One month ago, we first revealed that for one prominent winner from the subprime crisis, Hayman Capital's Kyle Bass, "the greatest investment opportunity right now" is to short the Chinese Yuan: as he explained "given our views on credit contraction in Asia, and in China in particular, let's say they are going to go through a banking loss cycle like we went through during the Great Financial Crisis, there's one thing that is going to happen: China is going to have to dramatically devalue its currency." He even went so far as to give a timeframe: "we think it's going to be in the next 12-18 months."

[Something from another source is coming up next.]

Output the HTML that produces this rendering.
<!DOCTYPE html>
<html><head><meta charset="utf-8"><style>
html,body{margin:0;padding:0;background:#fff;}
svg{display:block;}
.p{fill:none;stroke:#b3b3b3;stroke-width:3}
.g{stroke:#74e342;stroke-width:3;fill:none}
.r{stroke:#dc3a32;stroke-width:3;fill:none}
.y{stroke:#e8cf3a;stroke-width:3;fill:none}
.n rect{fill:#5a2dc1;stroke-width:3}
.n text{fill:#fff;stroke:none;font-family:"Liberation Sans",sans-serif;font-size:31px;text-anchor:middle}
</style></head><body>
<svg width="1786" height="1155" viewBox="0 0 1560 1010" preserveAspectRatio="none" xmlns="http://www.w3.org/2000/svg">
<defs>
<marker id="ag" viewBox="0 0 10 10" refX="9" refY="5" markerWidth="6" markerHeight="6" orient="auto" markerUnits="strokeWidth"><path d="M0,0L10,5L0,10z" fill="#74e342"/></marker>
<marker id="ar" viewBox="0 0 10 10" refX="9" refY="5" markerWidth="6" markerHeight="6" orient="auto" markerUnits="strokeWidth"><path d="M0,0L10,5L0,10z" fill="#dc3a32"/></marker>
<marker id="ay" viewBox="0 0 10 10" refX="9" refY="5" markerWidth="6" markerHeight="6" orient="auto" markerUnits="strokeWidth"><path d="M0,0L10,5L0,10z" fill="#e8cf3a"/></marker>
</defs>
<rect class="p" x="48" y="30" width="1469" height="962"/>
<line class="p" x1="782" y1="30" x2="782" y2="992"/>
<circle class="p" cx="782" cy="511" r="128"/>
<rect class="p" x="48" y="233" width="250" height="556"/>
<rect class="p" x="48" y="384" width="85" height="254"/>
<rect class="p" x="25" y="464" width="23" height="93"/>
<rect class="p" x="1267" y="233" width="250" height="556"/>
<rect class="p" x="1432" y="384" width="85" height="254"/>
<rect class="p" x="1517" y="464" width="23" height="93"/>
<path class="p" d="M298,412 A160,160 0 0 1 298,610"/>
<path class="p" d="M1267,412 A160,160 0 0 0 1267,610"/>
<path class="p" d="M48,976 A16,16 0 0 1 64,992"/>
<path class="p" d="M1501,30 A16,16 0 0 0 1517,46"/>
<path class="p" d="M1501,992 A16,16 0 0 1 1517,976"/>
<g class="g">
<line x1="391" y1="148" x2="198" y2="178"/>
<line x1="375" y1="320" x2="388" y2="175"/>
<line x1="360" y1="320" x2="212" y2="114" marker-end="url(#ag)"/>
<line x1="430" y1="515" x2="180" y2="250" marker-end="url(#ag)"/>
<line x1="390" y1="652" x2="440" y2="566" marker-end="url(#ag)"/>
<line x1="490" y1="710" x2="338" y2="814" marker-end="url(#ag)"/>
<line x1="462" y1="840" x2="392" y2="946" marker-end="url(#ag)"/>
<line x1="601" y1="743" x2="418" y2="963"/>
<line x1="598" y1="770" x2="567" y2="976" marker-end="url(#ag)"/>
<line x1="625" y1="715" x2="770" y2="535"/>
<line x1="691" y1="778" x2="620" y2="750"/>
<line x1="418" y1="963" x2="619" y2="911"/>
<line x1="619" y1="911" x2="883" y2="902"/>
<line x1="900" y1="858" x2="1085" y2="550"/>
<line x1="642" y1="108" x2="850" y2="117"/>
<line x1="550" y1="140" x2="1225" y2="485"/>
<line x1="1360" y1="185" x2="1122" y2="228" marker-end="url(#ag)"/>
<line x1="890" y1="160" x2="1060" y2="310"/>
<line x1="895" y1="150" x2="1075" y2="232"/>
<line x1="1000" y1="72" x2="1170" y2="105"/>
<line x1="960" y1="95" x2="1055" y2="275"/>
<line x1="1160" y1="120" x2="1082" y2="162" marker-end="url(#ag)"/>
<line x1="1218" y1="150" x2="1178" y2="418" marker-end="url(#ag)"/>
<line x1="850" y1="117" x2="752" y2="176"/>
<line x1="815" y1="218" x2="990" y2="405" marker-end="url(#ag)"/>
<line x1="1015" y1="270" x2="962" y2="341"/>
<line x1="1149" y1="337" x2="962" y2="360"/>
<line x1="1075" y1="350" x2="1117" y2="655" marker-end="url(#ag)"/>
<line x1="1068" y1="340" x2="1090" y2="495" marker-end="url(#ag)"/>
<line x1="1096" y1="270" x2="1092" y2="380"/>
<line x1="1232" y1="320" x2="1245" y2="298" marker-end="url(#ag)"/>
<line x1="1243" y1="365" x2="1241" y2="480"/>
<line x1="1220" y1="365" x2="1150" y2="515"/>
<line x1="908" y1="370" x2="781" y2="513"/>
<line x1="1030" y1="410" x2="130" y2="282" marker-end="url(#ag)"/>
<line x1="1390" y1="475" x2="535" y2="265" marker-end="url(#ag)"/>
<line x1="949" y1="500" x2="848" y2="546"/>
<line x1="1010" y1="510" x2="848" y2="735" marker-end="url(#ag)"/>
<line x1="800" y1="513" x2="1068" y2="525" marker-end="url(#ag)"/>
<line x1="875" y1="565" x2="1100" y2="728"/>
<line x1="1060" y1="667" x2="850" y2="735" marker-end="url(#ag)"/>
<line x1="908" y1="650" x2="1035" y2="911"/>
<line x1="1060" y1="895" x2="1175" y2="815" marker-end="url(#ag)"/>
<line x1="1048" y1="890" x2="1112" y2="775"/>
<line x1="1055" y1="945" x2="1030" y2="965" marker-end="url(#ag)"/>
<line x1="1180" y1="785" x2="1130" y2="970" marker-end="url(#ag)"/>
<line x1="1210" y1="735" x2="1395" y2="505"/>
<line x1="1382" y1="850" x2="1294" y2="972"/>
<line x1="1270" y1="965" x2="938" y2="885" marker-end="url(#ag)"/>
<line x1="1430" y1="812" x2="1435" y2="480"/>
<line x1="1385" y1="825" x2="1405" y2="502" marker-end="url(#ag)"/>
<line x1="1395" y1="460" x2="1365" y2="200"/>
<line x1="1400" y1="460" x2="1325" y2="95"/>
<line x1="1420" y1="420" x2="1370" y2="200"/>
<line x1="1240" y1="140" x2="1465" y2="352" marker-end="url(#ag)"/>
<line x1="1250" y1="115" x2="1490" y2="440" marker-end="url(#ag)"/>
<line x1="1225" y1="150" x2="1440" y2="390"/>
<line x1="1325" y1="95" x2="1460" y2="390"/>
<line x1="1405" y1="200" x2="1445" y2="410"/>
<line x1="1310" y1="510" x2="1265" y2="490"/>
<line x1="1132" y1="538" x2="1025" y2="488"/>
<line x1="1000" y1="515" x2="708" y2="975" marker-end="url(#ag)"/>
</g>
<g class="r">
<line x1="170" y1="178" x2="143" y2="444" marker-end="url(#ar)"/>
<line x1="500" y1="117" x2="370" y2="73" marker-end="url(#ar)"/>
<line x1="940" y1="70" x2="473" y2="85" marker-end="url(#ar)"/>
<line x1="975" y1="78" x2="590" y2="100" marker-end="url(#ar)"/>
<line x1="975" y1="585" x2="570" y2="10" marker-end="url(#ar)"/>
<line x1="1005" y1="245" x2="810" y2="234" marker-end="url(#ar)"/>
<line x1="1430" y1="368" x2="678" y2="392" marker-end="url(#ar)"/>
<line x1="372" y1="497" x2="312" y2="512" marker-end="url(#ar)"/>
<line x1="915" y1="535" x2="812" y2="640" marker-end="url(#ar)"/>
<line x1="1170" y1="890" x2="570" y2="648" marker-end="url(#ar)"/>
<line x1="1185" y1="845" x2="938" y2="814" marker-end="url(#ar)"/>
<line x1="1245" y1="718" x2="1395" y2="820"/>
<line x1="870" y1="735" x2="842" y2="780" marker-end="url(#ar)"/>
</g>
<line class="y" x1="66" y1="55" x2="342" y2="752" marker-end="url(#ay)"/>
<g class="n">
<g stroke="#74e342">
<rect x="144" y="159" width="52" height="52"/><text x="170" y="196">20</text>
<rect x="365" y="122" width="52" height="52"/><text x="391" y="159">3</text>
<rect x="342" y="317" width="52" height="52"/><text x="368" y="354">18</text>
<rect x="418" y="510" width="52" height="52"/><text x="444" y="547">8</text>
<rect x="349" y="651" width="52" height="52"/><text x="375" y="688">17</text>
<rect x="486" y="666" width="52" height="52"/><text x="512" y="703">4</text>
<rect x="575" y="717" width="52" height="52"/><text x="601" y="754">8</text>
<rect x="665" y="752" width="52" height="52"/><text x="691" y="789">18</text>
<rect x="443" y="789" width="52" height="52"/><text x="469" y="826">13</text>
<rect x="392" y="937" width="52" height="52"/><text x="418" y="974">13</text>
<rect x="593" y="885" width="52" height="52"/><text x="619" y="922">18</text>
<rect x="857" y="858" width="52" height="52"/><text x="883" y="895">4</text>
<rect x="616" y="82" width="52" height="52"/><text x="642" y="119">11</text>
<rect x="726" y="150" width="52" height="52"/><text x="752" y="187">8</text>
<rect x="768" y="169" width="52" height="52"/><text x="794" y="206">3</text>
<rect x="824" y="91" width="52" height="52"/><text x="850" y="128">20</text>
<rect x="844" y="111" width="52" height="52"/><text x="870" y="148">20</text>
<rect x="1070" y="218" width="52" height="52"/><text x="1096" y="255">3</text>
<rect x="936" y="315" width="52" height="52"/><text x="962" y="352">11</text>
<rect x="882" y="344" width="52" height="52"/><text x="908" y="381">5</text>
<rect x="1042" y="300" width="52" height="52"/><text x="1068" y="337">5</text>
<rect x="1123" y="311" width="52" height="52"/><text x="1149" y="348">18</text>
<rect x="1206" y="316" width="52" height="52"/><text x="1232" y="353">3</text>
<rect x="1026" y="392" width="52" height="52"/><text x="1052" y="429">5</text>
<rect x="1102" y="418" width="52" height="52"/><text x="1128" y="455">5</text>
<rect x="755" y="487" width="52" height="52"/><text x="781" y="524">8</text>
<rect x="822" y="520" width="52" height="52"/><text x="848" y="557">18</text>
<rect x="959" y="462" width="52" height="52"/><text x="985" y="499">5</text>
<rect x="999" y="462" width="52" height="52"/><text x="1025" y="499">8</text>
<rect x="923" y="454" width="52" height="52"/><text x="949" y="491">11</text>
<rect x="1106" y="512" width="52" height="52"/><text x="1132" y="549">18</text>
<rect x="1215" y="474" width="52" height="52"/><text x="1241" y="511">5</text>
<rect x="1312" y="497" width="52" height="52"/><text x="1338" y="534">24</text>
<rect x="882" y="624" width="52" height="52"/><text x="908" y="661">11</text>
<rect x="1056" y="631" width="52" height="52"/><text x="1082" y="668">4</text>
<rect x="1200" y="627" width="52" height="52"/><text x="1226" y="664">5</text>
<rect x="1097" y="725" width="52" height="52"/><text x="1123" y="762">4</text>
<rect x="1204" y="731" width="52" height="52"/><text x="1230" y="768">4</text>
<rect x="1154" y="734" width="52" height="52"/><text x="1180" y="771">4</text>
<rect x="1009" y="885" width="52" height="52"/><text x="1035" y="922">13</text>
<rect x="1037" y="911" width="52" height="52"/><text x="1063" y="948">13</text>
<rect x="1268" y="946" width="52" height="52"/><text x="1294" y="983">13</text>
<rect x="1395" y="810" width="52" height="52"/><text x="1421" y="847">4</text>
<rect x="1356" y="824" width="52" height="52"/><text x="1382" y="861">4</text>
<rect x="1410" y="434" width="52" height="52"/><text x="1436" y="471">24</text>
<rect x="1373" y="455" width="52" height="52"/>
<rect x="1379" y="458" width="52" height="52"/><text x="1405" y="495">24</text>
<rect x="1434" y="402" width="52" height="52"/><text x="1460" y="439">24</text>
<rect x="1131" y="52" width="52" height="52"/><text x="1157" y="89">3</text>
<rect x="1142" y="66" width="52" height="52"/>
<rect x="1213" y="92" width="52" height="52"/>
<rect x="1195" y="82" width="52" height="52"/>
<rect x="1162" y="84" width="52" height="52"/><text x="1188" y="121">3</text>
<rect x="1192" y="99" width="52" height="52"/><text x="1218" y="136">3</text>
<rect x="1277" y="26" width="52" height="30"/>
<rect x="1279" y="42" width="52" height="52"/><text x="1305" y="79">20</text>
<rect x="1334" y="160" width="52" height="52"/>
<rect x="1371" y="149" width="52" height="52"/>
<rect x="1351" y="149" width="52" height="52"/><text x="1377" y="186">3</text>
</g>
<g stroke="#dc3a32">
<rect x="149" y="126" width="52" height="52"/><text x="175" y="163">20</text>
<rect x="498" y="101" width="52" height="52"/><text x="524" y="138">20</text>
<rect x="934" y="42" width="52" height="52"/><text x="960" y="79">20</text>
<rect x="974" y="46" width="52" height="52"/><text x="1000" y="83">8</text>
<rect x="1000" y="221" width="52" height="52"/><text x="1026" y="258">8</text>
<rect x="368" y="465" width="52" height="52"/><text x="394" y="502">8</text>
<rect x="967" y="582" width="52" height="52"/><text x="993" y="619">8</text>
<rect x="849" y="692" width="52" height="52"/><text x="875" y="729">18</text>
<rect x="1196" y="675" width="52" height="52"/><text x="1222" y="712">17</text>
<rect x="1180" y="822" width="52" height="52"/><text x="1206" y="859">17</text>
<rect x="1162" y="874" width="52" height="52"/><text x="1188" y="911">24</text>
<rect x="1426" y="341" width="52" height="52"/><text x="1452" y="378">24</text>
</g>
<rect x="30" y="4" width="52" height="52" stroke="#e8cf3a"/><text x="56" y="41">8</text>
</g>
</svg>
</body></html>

Then, during the Davos boondoggle, none other than the man who broke the Bank of England, George Soros, noted that he too is shorting the Yuan, which in turn prompted China's communist party mouthpiece, the People's Daily to officially warn Soros to back off adding in a petulant, schoolyard bully-ish voice "You Cannot Possibly Succeed, Ha, Ha." Yes, China really said that.
Then, just last week, in a sad letter in which Bill Ackman blamed everyone and everything for his pathetic performance in 2015, most notably hedge fund herding and hotels, which he was so eager to exploit on the way up with presentation-filled idea dinners, and so eager to blame for dumping his names on the way down, we found out that Ackman had also decided to put on a Yuan devaluation trade just days before the Yuan devaluation announcement (perhaps he read our post from August 8, which said that a devaluation is imminent 3 days before it was revealed):
"Last summer, we built large notional short positions in the Chinese yuan through the purchase of puts and put spreads in order to protect the portfolio in the event of unanticipated weakness in the Chinese economy...Two days after we began to build our position in the Chinese yuan, China did a 2% surprise devaluation which substantially increased the cost of the options we had intended to continue purchasing. We continued to build the position thereafter by buying slightly more out of the money puts and selling further out of the money puts so as to keep the cost and risk/reward ratio of the position attractive."
Sadly, Ackman has still to make money on this trade.